UPCOMING LECTURES

Afternoon lectures start at 14:30 and evening lectures at 19:00.

Lecture Venue

Lectures will be held at  The Freemasons’ Hall, 96 George Street, EH2 3DH, hopefully from November onwards. Our evening lectures are also live streamed online.



Tuesday 14 February 2023


Anne Galastro: Great Opera Houses of the World, from Venice to Valencia


Opera Houses are found in most of the world’s great cities, a potent symbol of high culture.
Historically they have been accommodated in buildings of immense luxury, epitomised by the
glorious mid-19th century Paris Opéra. The art form originated as an extravagant court spectacle
in Renaissance Florence and soon spread throughout the Italian city states, with Venice opening the first public opera house in 1687. Since then, the form has undergone many transformations, ranging from the iconic Sydney Opera House to more recent examples in Oslo and Valencia.
The lecture will explore this opulent building type from its origins to the present day.


Tuesday 14 March 2023


Anne Sebba: Not Just an Obelisk: William Bankes – the exiled collector and the
man behind the creation of an English country house


Obelisk is the Russian word for obituary, and it is fitting that the ancient Egyptian obelisk in the
grounds of Kingston Lacy is known as “William’s obelisk”. It’s a fine obituary since he had no
others to speak of. His “moment of madness” ensured that. But for years many people thought
that represented the sum of William’s classical collection. This lecture will show William Bankes,
the Cambridge friend of Byron, as a serious collector of Ancient Egyptian artefacts and Spanish
paintings as well as some fine – and some less fine – Italian decorative art, and the high price he
paid for Victorian morality judging him.
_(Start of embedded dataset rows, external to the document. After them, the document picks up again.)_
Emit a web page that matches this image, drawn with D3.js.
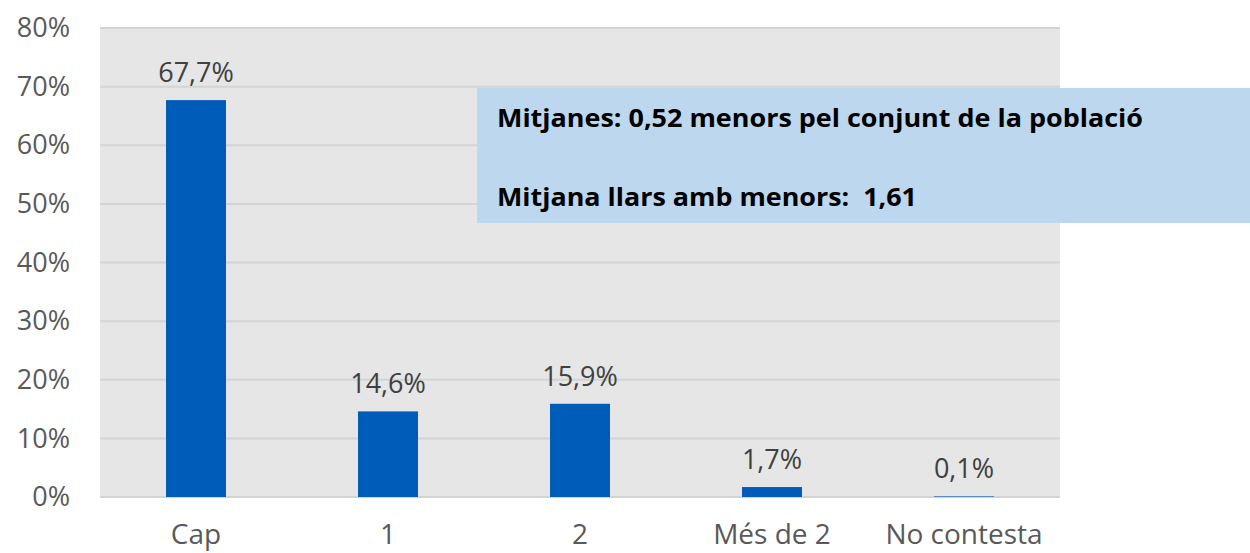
<!DOCTYPE html>
<html>
<head>
<meta charset="utf-8">
<script src="https://cdn.jsdelivr.net/npm/d3@7"></script>
<style>
  body { margin: 0; background: #fff; }
  svg { display: block; font-family: "Open Sans", sans-serif; }
</style>
</head>
<body>
<svg width="1250" height="553"></svg>
<script>
var categories = ["Cap", "1", "2", "Més de 2", "No contesta"];
var values = [67.7, 14.6, 15.9, 1.7, 0.1];
var valueLabels = ["67,7%", "14,6%", "15,9%", "1,7%", "0,1%"];
var yTicks = [0, 10, 20, 30, 40, 50, 60, 70, 80];
var noteLines = ["Mitjanes: 0,52 menors pel conjunt de la població", "Mitjana llars amb menors:  1,61"];

var svg = d3.select("svg"),
    margin = {top: 28, left: 100},
    plotW = 960,
    plotH = 469;

var x = d3.scaleBand()
    .domain(categories)
    .range([margin.left, margin.left + plotW])
    .paddingInner(0.6875)
    .paddingOuter(0.34375);

var y = d3.scaleLinear()
    .domain([0, 80])
    .range([margin.top + plotH, margin.top]);

// plot background
svg.append("rect")
    .attr("x", margin.left)
    .attr("y", margin.top)
    .attr("width", plotW)
    .attr("height", plotH)
    .attr("fill", "#e6e6e6");

// gridlines
svg.append("g")
  .selectAll("line")
  .data(yTicks)
  .enter().append("line")
    .attr("x1", margin.left)
    .attr("x2", margin.left + plotW)
    .attr("y1", function(d) { return y(d); })
    .attr("y2", function(d) { return y(d); })
    .attr("stroke", "#d4d4d4")
    .attr("stroke-width", 2);

// y axis labels
var yAxis = d3.axisLeft(y)
    .tickValues(yTicks)
    .tickFormat(function(d) { return d + "%"; })
    .tickSize(0)
    .tickPadding(30);

svg.append("g")
    .attr("transform", "translate(" + margin.left + ",0)")
    .call(yAxis)
    .call(function(g) { g.select(".domain").remove(); })
    .selectAll("text")
    .attr("font-size", 27)
    .attr("font-family", "Open Sans, sans-serif")
    .attr("fill", "#595959");

// x axis labels
var xAxis = d3.axisBottom(x).tickSize(0).tickPadding(27);

svg.append("g")
    .attr("transform", "translate(0," + (margin.top + plotH) + ")")
    .call(xAxis)
    .call(function(g) { g.select(".domain").remove(); })
    .selectAll("text")
    .attr("font-size", 28)
    .attr("font-family", "Open Sans, sans-serif")
    .attr("fill", "#595959");

// bars
svg.append("g")
  .selectAll("rect")
  .data(values)
  .enter().append("rect")
    .attr("x", function(d, i) { return x(categories[i]); })
    .attr("y", function(d) { return y(d); })
    .attr("width", x.bandwidth())
    .attr("height", function(d) { return y(0) - y(d); })
    .attr("fill", "#005cb9");

// value labels
svg.append("g")
  .selectAll("text")
  .data(values)
  .enter().append("text")
    .attr("x", function(d, i) { return x(categories[i]) + x.bandwidth() / 2; })
    .attr("y", function(d) { return y(d) - 18; })
    .attr("text-anchor", "middle")
    .attr("font-size", 27)
    .attr("fill", "#404040")
    .text(function(d, i) { return valueLabels[i]; });

// note box
var note = svg.append("g");
note.append("rect")
    .attr("x", 477)
    .attr("y", 88)
    .attr("width", 773)
    .attr("height", 135)
    .attr("fill", "#bdd7ee");

note.selectAll("text")
  .data(noteLines)
  .enter().append("text")
    .attr("x", 497)
    .attr("y", function(d, i) { return 127 + i * 79; })
    .attr("font-size", 25)
    .attr("font-weight", "bold")
    .attr("fill", "#000")
    .style("white-space", "pre")
    .attr("textLength", function(d, i) { return i === 0 ? 646 : 420; })
    .attr("lengthAdjust", "spacingAndGlyphs")
    .text(function(d) { return d; });
</script>
</body>
</html>
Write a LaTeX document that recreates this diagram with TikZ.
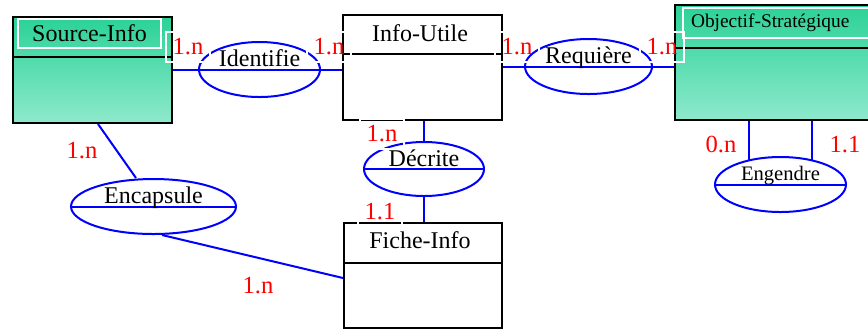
\documentclass[tikz,border=0pt]{standalone}
\usepackage{fontspec}
\setmainfont{Liberation Serif}
\usepackage{xcolor}
\usepackage{tikz}
\usetikzlibrary{shapes.geometric}
\definecolor{entTop}{HTML}{2AD297}
\definecolor{entMid}{HTML}{58DCAD}
\definecolor{entBot}{HTML}{8EE9CC}

\begin{document}
\begin{tikzpicture}[x=0.5pt, y=-0.5pt,
    font=\fontsize{12}{14}\selectfont,
    entity/.style={draw, rectangle, line width=1pt, inner sep=0pt},
    greenent/.style={entity, top color=entTop, middle color=entMid, bottom color=entBot},
    whiteent/.style={entity, fill=white},
    titlebox/.style={draw=white, line width=1pt, inner sep=0pt},
    assoc/.style={draw=blue, ellipse, line width=1pt, inner sep=0pt, minimum height=27.5pt},
    asstext/.style={anchor=base, yshift=1.5pt, inner sep=0pt},
    link/.style={draw=blue, line width=1pt},
    card/.style={text=red, draw=white, line width=1pt, font=\fontsize{12.3}{14}\selectfont,
        minimum width=22pt, minimum height=15pt, inner sep=0pt}]
    \useasboundingbox (0,0) rectangle (868,329);

    % entities
    \node[greenent, minimum width=79.5pt, minimum height=53pt] (src) at (92.5,70) {};
    \node[whiteent, minimum width=79.5pt, minimum height=52.5pt] (infou) at (422.5,67.5) {};
    \node[greenent, minimum width=107.5pt, minimum height=57.5pt] (obj) at (782.5,62.5) {};
    \node[whiteent, minimum width=79pt, minimum height=52.5pt] (fiche) at (423,275.5) {};

    \draw[line width=1pt] (src.west |- 0,57) -- (src.east |- 0,57);
    \draw[line width=1pt] (infou.west |- 0,54) -- (infou.east |- 0,54);
    \draw[line width=1pt] (obj.west |- 0,48) -- (obj.east |- 0,48);
    \draw[line width=1pt] (fiche.west |- 0,263) -- (fiche.east |- 0,263);

    \node[titlebox, minimum width=71.5pt, minimum height=14.5pt] (srct) at (89.5,33.5) {Source-Info};
    \node (infout) at (420,33) {Info-Utile};
    \node[titlebox, anchor=west, text width=96pt, inner xsep=4pt, align=left, minimum height=15pt,
        font=\fontsize{9.7}{11}\selectfont] (objt) at (682,23) {Objectif-Stratégique};
    \node (fichet) at (420,240) {Fiche-Info};

    % associations
    \node[assoc, minimum width=60.5pt] (idf) at (259.5,69.5) {};
    \node[assoc, minimum width=63.5pt] (req) at (588.5,66.5) {};
    \node[assoc, minimum width=60pt, minimum height=27pt] (dec) at (424,169) {};
    \node[assoc, minimum width=82.5pt] (enc) at (153.5,206.5) {};
    \node[assoc, minimum width=65.5pt] (eng) at (780.5,184.5) {};

    % links
    \draw[link] (src.east |- idf.center) -- (infou.west |- idf.center);
    \draw[link] (infou.east |- req.center) -- (obj.west |- req.center);
    \draw[link] (infou.south -| dec.center) -- (dec.north);
    \draw[link] (dec.south) -- (fiche.north -| dec.center);
    \draw[link] (dec.west) -- (dec.east);
    \draw[link] ([xshift=2.75pt]src.south) -- ([xshift=-8.75pt]enc.north);
    \draw[link] ([xshift=4.25pt]enc.south) -- ([yshift=-1.25pt]fiche.west);
    \draw[link] (enc.west) -- (enc.east);
    \draw[link] (eng.142) -- (eng.142 |- obj.south);
    \draw[link] (eng.38) -- (eng.38 |- obj.south);
    \draw[link] (eng.west) -- (eng.east);

    \node[asstext] (idft) at (idf.center) {Identifie};
    \node[asstext] (reqt) at (req.center) {Requière};
    \node[asstext] (dect) at (dec.center) {Décrite};
    \node[asstext] (enct) at (enc.center) {Encapsule};
    \node[asstext, yshift=0.5pt, font=\fontsize{10.3}{12}\selectfont] (engt) at (eng.center) {Engendre};

    % cardinalities
    \node[card] (c1) at (188,47) {1.n};
    \node[card] (c2) at (329,47) {1.n};
    \node[card] (c3) at (517,47) {1.n};
    \node[card] (c4) at (662,47) {1.n};
    \node[card] (c5) at (382,134) {1.n};
    \node[card] (c6) at (380,212) {1.1};
    \node[card] (c7) at (82,151) {1.n};
    \node[card] (c8) at (258,286) {1.n};
    \node[card] (c9) at (721,144) {0.n};
    \node[card] (c10) at (845,145) {1.1};
\end{tikzpicture}
\end{document}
Kingston Lacy has been restored by The National Trust.
Can William himself be restored in this talk?


Tuesday 11 April 2023


Imogen Corrigan: Antonello da Messina


Without any doubt Antonello da Messina stands out as the greatest renaissance artist Sicily produced.
Although he travelled to the mainland and up to Venice, most of his professional life was spent in his home city of Messina producing works of exquisite beauty. One of his strengths was in being able to learn new techniques and styles, adapting them to his own particular style. It has been said that he was always able to catch the moment of the mind and it is true that the faces that look out from his paintings are those of real people.
His use of Netherlandish limpid light combined with northern Italian use of perspective and detailed symbolism make his pictures, once seen, unforgettable.


Tuesday 9 May 2023


Toby Faber: The Genius of Antonio Stradivari


Nearly three hundred years after Antonio Stradivari’s death, his violins and cellos remain the most highly prized instruments in the world. Loved by great musicians and famously valuable, their tone and beauty are legendary.
Every subsequent violin-maker has tried to match them. Not one has succeeded. How can that be?
This lecture explores that central mystery by following some of Stradivari’s instruments from his workshop to the present day. It is a story that travels from the salons of Vienna to the concert halls of New York, and from the breakthroughs of Beethoven’s last quartets to the first phonographic recordings.
Toby Faber’s book Stradivarius: Five violins, one cello and a genius, was described in The New York Times as ‘more enthralling, earthy and illuminating than any fiction could be.’ The lecture is illustrated with pictures of violins and of key individuals and location, as well as with some short musical recordings.


Tuesday 13 June 2023


Paul Roberts: Rome in Africa: Africa in Rome


This talk looks at the beautiful art and fascinating, complex society of Roman North Africa, the modern countries of Morocco, Algeria, Tunisia, Libya and Egypt. Though different, then as now, in history and ethnicity these countries formed an important part of the Roman Empire, which fully exploited their incredible natural resources, from the fish of Morocco to the grain of Tunisia, the olive oil of Libya and the fabulous agricultural and mineral wealth of Egypt.
Roman influence spread through these provinces, in architecture: baths, theatres, temples – and in art: mosaics frescoes and sculpture; but in the other direction a flood of imports from North Africa: goods, ideas and people, were very influential in Rome’s religion, art and society.
Some Africans even became Emperor, including Septimius Severus, one of Rome’s greatest.